Theme

Theme: The Virgin Will Conceive
In this week’s Christmas lessons, we look at five Old Testament prophecies and see what details they reveal about the Messiah’s birth.
Scripture: Hebrews 10:7
The third Old Testament prophecy comes from Isaiah 7:14, from which we learn that a particular sign will be given to Ahaz king of Judah: “Therefore the Lord himself will give you a sign: The virgin will be with child and will give birth to a son, and will call him Immanuel.” This prophecy seems to have had a specific meaning in its own day concerning the future judgment of the nation. Nevertheless, it is an extraordinary text, because it does say that a virgin would conceive and bear a son, who is to be called Immanuel, which means “God with us.” 
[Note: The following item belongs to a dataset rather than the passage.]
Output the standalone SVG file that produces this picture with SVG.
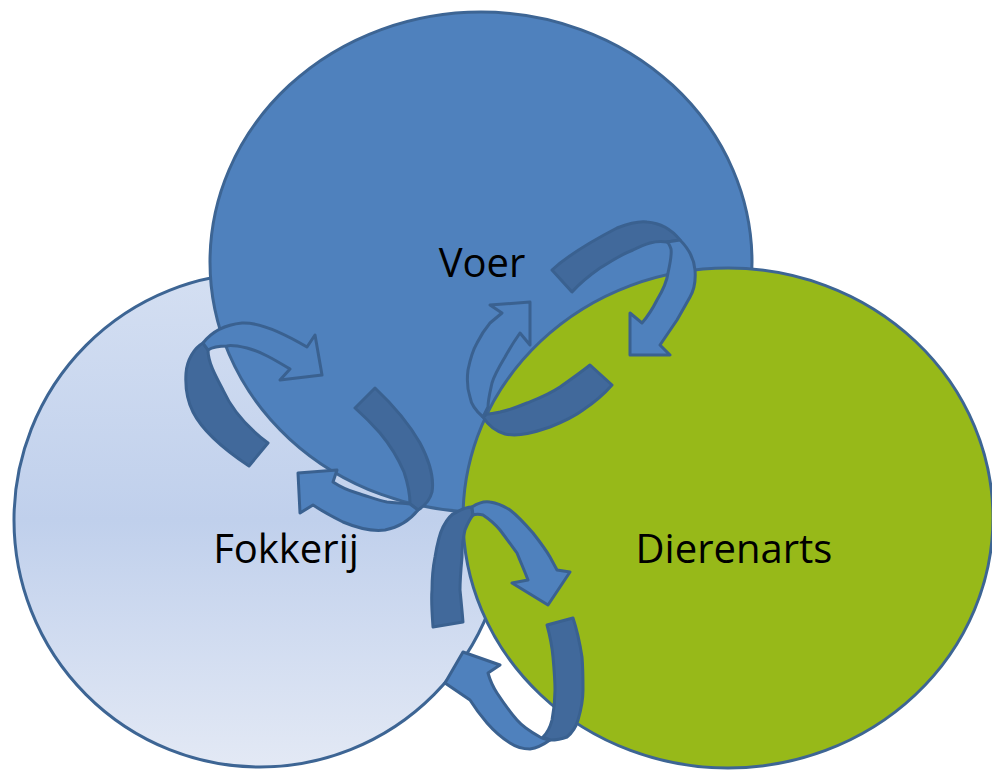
<svg xmlns="http://www.w3.org/2000/svg" width="992" height="770" viewBox="0 0 992 770">
<defs>
<linearGradient id="gLeft" x1="0" y1="0" x2="0" y2="1">
<stop offset="0" stop-color="#D4DFF2"/>
<stop offset="0.5" stop-color="#C0D0EC"/>
<stop offset="1" stop-color="#E3E9F5"/>
</linearGradient>
<style>
.ell{stroke:#3D6594;stroke-width:3}
.lbl{font-family:"Open Sans","Liberation Sans",sans-serif;font-size:40px;fill:#000;text-anchor:middle}
.dark{fill:#41699B;stroke:#3A6190;stroke-width:3;stroke-linejoin:round}
.light{fill:#4F81BD;stroke:#3A6190;stroke-width:3;stroke-linejoin:round}
</style>
</defs>
<rect width="992" height="770" fill="#FFFFFF"/>
<g id="node-fokkerij">
<ellipse class="ell" cx="260" cy="520" rx="246" ry="247" fill="url(#gLeft)"/>
</g>
<g id="node-voer">
<ellipse class="ell" cx="481" cy="262" rx="271" ry="250" fill="#4F81BD"/>
</g>
<g id="node-dierenarts">
<ellipse class="ell" cx="728" cy="518" rx="265" ry="250" fill="#97B919"/>
</g>
<g id="connectors">
<!-- pair 1: Fokkerij / Voer -->
<path class="dark" d="M203,343 C194,348 187,360 186,373 C185,388 188,402 193,412 C203,432 225,450 249,466 L268,443 C248,428 233,412 223,390 C215,375 208,362 208,350 Z"/>
<path class="light" d="M203,343 C210,334 222,325 242,323 C260,322 285,334 307,347 L315,335 L322,375 L280,380 L290,369 C275,360 262,352 247,348 C238,346 230,345 227,346 C218,346 211,348 208,350 Z"/>
<path class="dark" d="M375,388 C392,404 408,422 420,443 C430,462 434,480 432,492 C430,500 426,505 418,510 L410,504 C410,495 408,484 404,472 C398,458 390,445 380,433 C372,424 364,416 355,408 Z"/>
<path class="light" d="M418,510 C410,520 400,527 385,530 C370,532 355,527 343,522 C333,517 322,511 313,505 L300,513 L298,473 L337,470 L333,482 C342,488 350,491 357,493 C370,497 380,501 387,502 C396,503 404,503 410,504 Z"/>
<!-- pair 2: Voer / Dierenarts -->
<path class="dark" d="M552,270 C565,258 590,242 617,228 C630,223 640,221 647,222 C660,223 672,230 680,240 L667,242 C655,240 645,244 633,250 C620,255 610,262 600,268 C590,275 580,283 572,292 Z"/>
<path class="light" d="M680,240 C688,248 694,258 695,270 C696,282 694,290 690,297 C685,306 681,313 677,320 L660,345 L670,355 L630,355 L630,313 L642,323 C648,316 653,308 657,300 C663,290 667,281 668,273 C670,264 672,255 671,249 C670,246 669,243 667,242 Z"/>
<path class="dark" d="M590,365 C580,373 570,380 560,387 C548,395 537,399 527,403 C515,408 505,411 500,412 C494,413 490,414 487,414 L483,417 C488,425 495,431 505,434 C520,437 535,432 550,427 C565,421 575,416 583,410 C595,402 605,393 612,385 Z"/>
<path class="light" d="M483,417 C476,411 471,404 470,397 C467,388 467,378 468,370 C470,360 473,350 477,343 C481,335 485,329 490,323 L502,313 L490,305 L530,302 L530,345 L520,333 C515,340 510,348 505,357 C499,367 494,376 492,383 C490,392 488,400 488,407 Z"/>
<!-- pair 3: Fokkerij / Dierenarts -->
<path class="dark" d="M433,627 C432,613 431,600 432,590 C432,578 433,567 435,557 C437,545 439,535 443,527 C447,519 451,514 457,512 C462,509 467,507 472,507 L473,515 C469,520 467,525 465,530 C463,538 462,546 462,557 C461,568 460,580 460,590 C461,600 462,610 463,622 Z"/>
<path class="light" d="M472,507 C478,503 484,501 490,502 C497,503 504,506 510,510 C518,516 526,525 533,533 C540,542 546,550 550,557 L557,570 L570,572 L548,605 L512,583 L528,580 C525,572 521,563 517,553 C512,546 506,538 500,530 C495,524 489,519 483,515 C479,514 476,514 473,515 Z"/>
<path class="dark" d="M547,625 C550,636 552,646 553,657 C554,668 555,679 555,690 C555,700 554,710 552,720 C550,728 547,733 543,737 L550,740 C557,740 562,739 567,737 C573,732 576,727 578,720 C581,710 583,700 583,690 C583,678 583,668 582,657 C580,644 577,630 573,618 Z"/>
<path class="light" d="M550,740 C543,745 537,748 530,749 C523,749 516,747 510,743 C502,738 494,731 487,723 C481,716 475,708 470,700 L445,683 L463,652 L500,665 L488,673 C490,680 493,687 497,693 C503,702 509,711 517,720 C523,727 531,732 540,737 C544,739 547,740 550,740 Z"/>
</g>
<g id="labels">
<text class="lbl" x="482" y="277">Voer</text>
<text class="lbl" x="286" y="563">Fokkerij</text>
<text class="lbl" x="734" y="563">Dierenarts</text>
</g>
</svg>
By way of review, the first text told us that the Messiah would be born in the line of Jesse. From the second passage we learn that he wouldn’t be merely a man but he would be the God-man possessing the very nature of God, as well as revealing something of the nature of his birth. Now in our third text we discover something else about the Messiah’s birth, which is that he will be born of a virgin. 
There was a furious debate over this matter of the virgin birth earlier in the century when liberalism from the European Continent was cascading over the American churches. This liberalism was bursting upon the scene and everywhere preachers were capitulating in the area of the supernatural. One of the great battlegrounds was this matter of the virgin birth. How is it possible in a scientific age to think that Jesus could be born of a virgin? We all know perfectly well that you have to have a human father in order to have a child and so that’s the way the argument went. 
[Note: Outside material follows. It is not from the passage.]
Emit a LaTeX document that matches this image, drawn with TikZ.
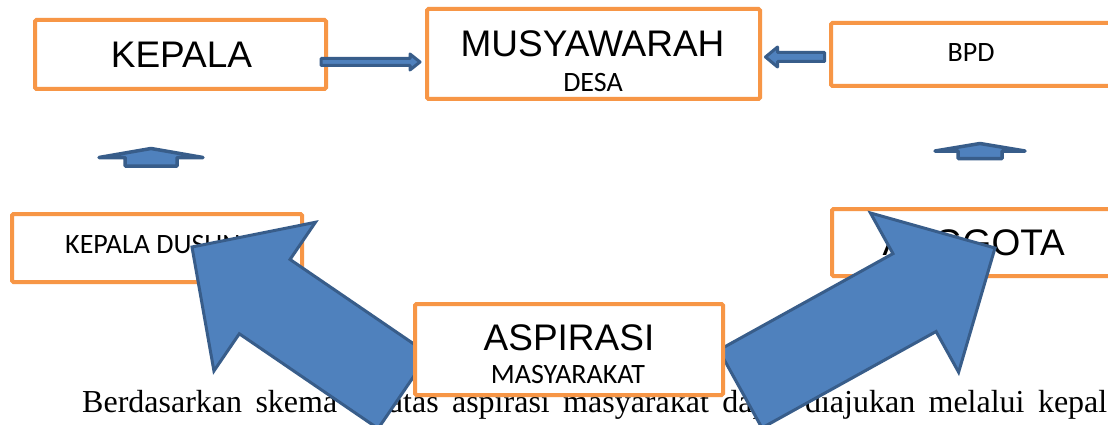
\documentclass[tikz,border=0pt]{standalone}
\usepackage{fontspec}
\setmainfont{Liberation Sans}
\newfontfamily\calfont{Carlito}
\newfontfamily\timesfont{Liberation Serif}
\usetikzlibrary{calc}
\definecolor{boxorange}{HTML}{F79646}
\definecolor{arrowfill}{HTML}{4F81BD}
\definecolor{arrowdraw}{HTML}{385D8A}
\tikzset{
  boxnode/.style={draw=boxorange, line width=4pt, fill=white, rounded corners=1.5pt, inner sep=0pt, rectangle},
  bigtxt/.style={font=\fontsize{37}{40}\selectfont, inner sep=0pt, anchor=base},
  smalltxt/.style={font=\calfont\fontsize{28}{32}\selectfont, inner sep=0pt, anchor=base},
  bodytxt/.style={font=\timesfont\fontsize{32}{36}\selectfont, inner sep=0pt, anchor=base west},
  smallarrow/.style={draw=arrowdraw, fill=arrowfill, line width=3pt, line join=round},
  uparrow/.style={draw=arrowdraw, fill=arrowfill, line width=3.5pt, line join=round},
  bigarrow/.style={draw=arrowdraw, fill=arrowfill, line width=3pt, line join=miter},
}
% #1 style, #2 tail, #3 tip, #4 shaft half width, #5 head half width, #6 head length
\newcommand{\blockarr}[6]{%
  \coordinate (tmpH) at ($(#3)!#6!(#2)$);
  \draw[#1] ($(#2)!#4!90:(#3)$) -- ($(tmpH)!#4!-90:(#2)$) -- ($(tmpH)!#5!-90:(#2)$)
    -- (#3) -- ($(tmpH)!#5!90:(#2)$) -- ($(tmpH)!#4!90:(#2)$) -- ($(#2)!#4!-90:(#3)$) -- cycle;
}
\begin{document}
\begin{tikzpicture}[x=1pt,y=-1pt]
\useasboundingbox (0,0) rectangle (1108,425);
\clip (0,0) rectangle (1108,425);
\fill[white] (0,0) rectangle (1108,425);

% body text line
\node[bodytxt] (body) at (82,412) {\makebox[1025pt][s]{Berdasarkan skema di atas aspirasi masyarakat dapat diajukan melalui kepal}};

% boxes
\node[boxnode, minimum width=291pt, minimum height=69pt] (kepala) at (180.5,54.5) {};
\node[bigtxt] (kepalaT) at (181.5,68) {KEPALA};

\node[boxnode, minimum width=333pt, minimum height=90pt] (musy) at (593.5,54) {};
\node[bigtxt] (musyT) at (592.5,57) {MUSYAWARAH};
\node[smalltxt] (desaT) at (593,92) {DESA};

\node[boxnode, minimum width=280pt, minimum height=63pt] (bpd) at (971,54.5) {};
\node[smalltxt] (bpdT) at (971,62) {BPD};

\node[boxnode, minimum width=290pt, minimum height=68pt] (dusun) at (157,248) {};
\node[smalltxt, anchor=base west] (dusunT) at (65,253) {KEPALA DUSUN};

\node[boxnode, minimum width=281pt, minimum height=67pt] (anggota) at (972.5,242.5) {};
\node[bigtxt, anchor=base east] (anggotaT) at (1065,255) {ANGGOTA};

% small connectors
\coordinate (kmA) at ([xshift=-7pt,yshift=-7.5pt]kepala.east);
\coordinate (kmB) at ([xshift=-5pt,yshift=-8pt]musy.west);
\blockarr{smallarrow}{kmA}{kmB}{3.5pt}{8pt}{10pt}

\coordinate (bmA) at ([xshift=-4.5pt,yshift=-2.5pt]bpd.west);
\coordinate (bmB) at ([xshift=3.5pt,yshift=-3pt]musy.east);
\blockarr{smallarrow}{bmA}{bmB}{4.5pt}{10pt}{12pt}

% small up arrows
\coordinate (upLA) at (151,166);
\coordinate (upLB) at (151,148.5);
\blockarr{uparrow}{upLA}{upLB}{26pt}{52pt}{9pt}

\coordinate (upRA) at (980,158.5);
\coordinate (upRB) at (980,143.5);
\blockarr{uparrow}{upRA}{upRB}{22pt}{45pt}{7.5pt}

% big arrows
\coordinate (bigLA) at (403.5,391.4);
\coordinate (bigLB) at (192,247);
\blockarr{bigarrow}{bigLA}{bigLB}{45pt}{90pt}{88pt}

\coordinate (bigRA) at (740.4,389);
\coordinate (bigRB) at (995,248);
\blockarr{bigarrow}{bigRA}{bigRB}{44.5pt}{91pt}{92pt}

% aspirasi box on top
\node[boxnode, minimum width=308pt, minimum height=91pt] (aspirasi) at (569,349.5) {};
\node[bigtxt] (aspirasiT) at (569,350) {ASPIRASI};
\node[smalltxt] (masyT) at (568,383) {MASYARAKAT};
\end{tikzpicture}
\end{document}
God always has his defenders of course and this case he raises up a great New Testament scholar by the name of J. Gresham Machen. He wrote a marvelous book on the events of the virgin birth, entitled The Virgin Birth of Christ. In fact, it was so good that some years after its publication a professor at Harvard University was remarking that when Machen wrote his book to defend the virgin birth nobody was able to answer it. Consequently, the liberals simply ignored the evidence Machen had given and went on with what they wanted to believe anyway. 
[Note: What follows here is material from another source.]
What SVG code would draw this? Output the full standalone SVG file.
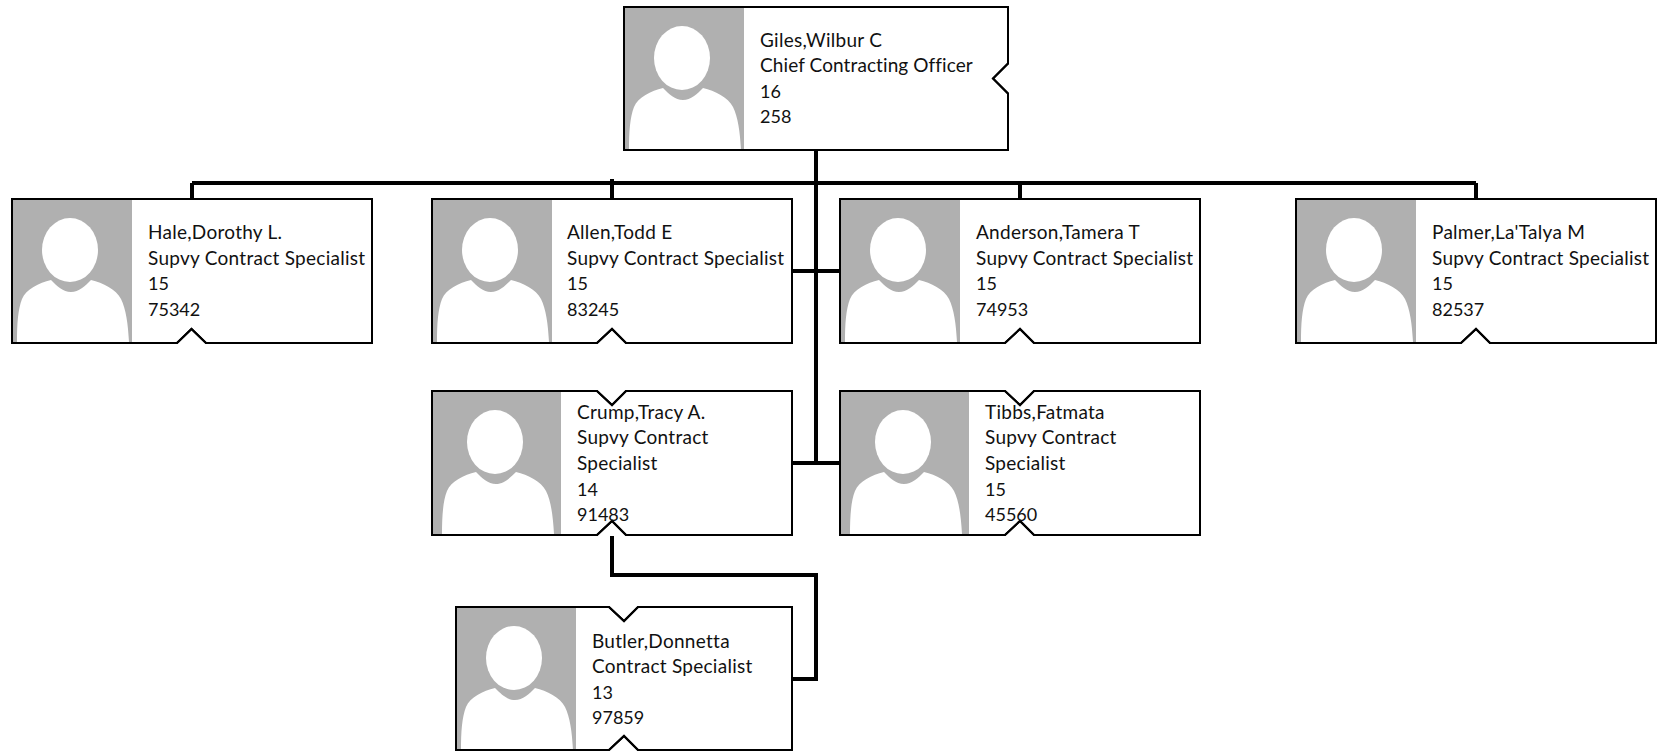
<svg xmlns="http://www.w3.org/2000/svg" width="1658" height="751" viewBox="0 0 1658 751">
<style>
.box{fill:#fff;stroke:#000;stroke-width:2;stroke-linejoin:miter}
.out{fill:none;stroke:#000;stroke-width:2}
.bg{fill:#b0b0b0}
.fg{fill:#fff}
.conn{fill:none;stroke:#000;stroke-width:4;stroke-linejoin:miter}
text{font-family:"Lato","Carlito","Open Sans",sans-serif;font-size:19px;letter-spacing:.27px;fill:#111}
text.d{font-size:18px;letter-spacing:0}
text.t{letter-spacing:.1px}
</style>
<defs>
<g id="p">
<ellipse class="fg" cx="57" cy="51" rx="28" ry="32"/>
<path class="fg" d="M4 143C4 125 5 110 9 100C13 90 26 84 38 81C44 87 50 93 58 93C66 93 72 87 78 81C90 84 103 90 108 100C113 110 115 125 116 143Z"/>
</g>
</defs>
<rect width="1658" height="751" fill="#fff"/>
<g id="connectors">
<path class="conn" d="M816 150V464M192 183H1476M192 183V199M612 179V199M1020 183V199M1476 183V199M792 271H840M792 463H840"/>
<path class="conn" d="M612 536V575H816V679H792"/>
</g>
<g id="n-giles">
<path class="box" d="M624 7H1008V63.500L993 78.500L1008 93.500V150H624Z"/>
<rect class="bg" x="625" y="8" width="119" height="141"/><use href="#p" x="625" y="7"/>
<path class="out" d="M624 7H1008V63.500L993 78.500L1008 93.500V150H624Z"/>
<text x="760" y="47">Giles,Wilbur C</text><text class="t" x="760" y="72">Chief Contracting Officer</text><text class="d" x="760" y="98">16</text><text class="d" x="760" y="123">258</text>
</g>
<g id="n-hale">
<path class="box" d="M12 199H372V343H206L191.500 329L177 343H12Z"/>
<rect class="bg" x="13" y="200" width="119" height="142"/><use href="#p" x="13" y="199"/>
<path class="out" d="M12 199H372V343H206L191.500 329L177 343H12Z"/>
<text x="148" y="239">Hale,Dorothy L.</text><text x="148" y="265">Supvy Contract Specialist</text><text class="d" x="148" y="290">15</text><text class="d" x="148" y="316">75342</text>
</g>
<g id="n-allen">
<path class="box" d="M432 199H792V343H626L612 329L597 343H432Z"/>
<rect class="bg" x="433" y="200" width="119" height="142"/><use href="#p" x="433" y="199"/>
<path class="out" d="M432 199H792V343H626L612 329L597 343H432Z"/>
<text x="567" y="239">Allen,Todd E</text><text x="567" y="265">Supvy Contract Specialist</text><text class="d" x="567" y="290">15</text><text class="d" x="567" y="316">83245</text>
</g>
<g id="n-anderson">
<path class="box" d="M840 199H1200V343H1034L1020 329L1005 343H840Z"/>
<rect class="bg" x="841" y="200" width="119" height="142"/><use href="#p" x="841" y="199"/>
<path class="out" d="M840 199H1200V343H1034L1020 329L1005 343H840Z"/>
<text x="976" y="239">Anderson,Tamera T</text><text x="976" y="265">Supvy Contract Specialist</text><text class="d" x="976" y="290">15</text><text class="d" x="976" y="316">74953</text>
</g>
<g id="n-palmer">
<path class="box" d="M1296 199H1656V343H1490L1476 329L1461 343H1296Z"/>
<rect class="bg" x="1297" y="200" width="119" height="142"/><use href="#p" x="1297" y="199"/>
<path class="out" d="M1296 199H1656V343H1490L1476 329L1461 343H1296Z"/>
<text x="1432" y="239">Palmer,La'Talya M</text><text x="1432" y="265">Supvy Contract Specialist</text><text class="d" x="1432" y="290">15</text><text class="d" x="1432" y="316">82537</text>
</g>
<g id="n-crump">
<path class="box" d="M432 391H597L612 405L626 391H792V535H626L612 521L597 535H432Z"/>
<rect class="bg" x="433" y="392" width="128" height="142"/><use href="#p" x="438" y="391"/>
<path class="out" d="M432 391H597L612 405L626 391H792V535H626L612 521L597 535H432Z"/>
<text x="577" y="419">Crump,Tracy A.</text><text x="577" y="444">Supvy Contract</text><text x="577" y="470">Specialist</text><text class="d" x="577" y="496">14</text><text class="d" x="577" y="521">91483</text>
</g>
<g id="n-tibbs">
<path class="box" d="M840 391H1005L1020 405L1034 391H1200V535H1034L1020 521L1005 535H840Z"/>
<rect class="bg" x="841" y="392" width="128" height="142"/><use href="#p" x="846" y="391"/>
<path class="out" d="M840 391H1005L1020 405L1034 391H1200V535H1034L1020 521L1005 535H840Z"/>
<text x="985" y="419">Tibbs,Fatmata</text><text x="985" y="444">Supvy Contract</text><text x="985" y="470">Specialist</text><text class="d" x="985" y="496">15</text><text class="d" x="985" y="521">45560</text>
</g>
<g id="n-butler">
<path class="box" d="M456 607H609L624 621L638 607H792V750H638L624 736L609 750H456Z"/>
<rect class="bg" x="457" y="608" width="119" height="141"/><use href="#p" x="457" y="607"/>
<path class="out" d="M456 607H609L624 621L638 607H792V750H638L624 736L609 750H456Z"/>
<text x="592" y="648">Butler,Donnetta</text><text x="592" y="673">Contract Specialist</text><text class="d" x="592" y="699">13</text><text class="d" x="592" y="724">97859</text>
</g>
</svg>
Machen’s book has two parts. The first half examines the biblical evidence. He looked at Luke’s Gospel, for example, and he pointed out that Luke was a masterful writer of Greek prose, which one notices in the prologue at the very beginning. After that, however, Luke’s style changes, and his Gospel breaks into a Semitic (or Jewish) format. This suggests that Luke incorporated some ancient Jewish sources into his document. He was not making this material up. He was actually reflecting what he had discovered and knew by his own research and understanding.
Then Machen went to Matthew’s Gospel and he said the opposite is the case here. Matthew was the Gospel that’s written to the Jews. It quotes a great deal from the Old Testament text, and yet of the four Gospels it alone mentions the visit of the wise men who come to worship the Jewish king. Matthew includes this because he wants to make the point that this one who was born of the Jews came to be the Gentiles’ Savior too. And this Savior was indeed born of a virgin.
In the second half of Machen’s book he examines where these ideas might have come from. Some of the liberals said that the Gospel writers got it from the pagan myths. So Machen with his customary thorough scholarship investigates all those myths to see if there is anything in any of them like the virgin birth. He points out that when one studies the literature one sees that there is no connection whatsoever. The conclusion was that the virgin birth is a fact of history which was known to the Gospel writers and which they accurately record. 
Today we don’t hear a whole lot about the virgin birth, I suppose for the reason that most people fail to see its relevance. But the virgin birth is very relevant! It certainly fixes the nature of our Lord as being divine from the very moment of this conception, contrary to those who would suggest otherwise. For example, there was an idea early on in church history that the Spirit of God came upon the man Jesus at the time of his baptism when the Spirit came down and rested on him as a sign of God’s identification and approval. They said that Jesus became the God-man at that point and the Sprit remained with him until the time of the crucifixion. 
The virgin birth disposes of any false theology like that. Jesus was the God-man from the very beginning. There was never a moment of his earthly life going back to the very moment of the conception where he was not both God and man and our Savior. It is essential for Christianity and so we find the Old Testament announcing what is to come and we will find the fulfillment in the New.
Study Questions:

What important doctrine do we see from Isaiah 7:14?
What did Machen discover in the second half of his book, contrary to liberal assumptions?

Reflection: How would you answer someone who maintains that the virgin birth is unimportant or unnecessary?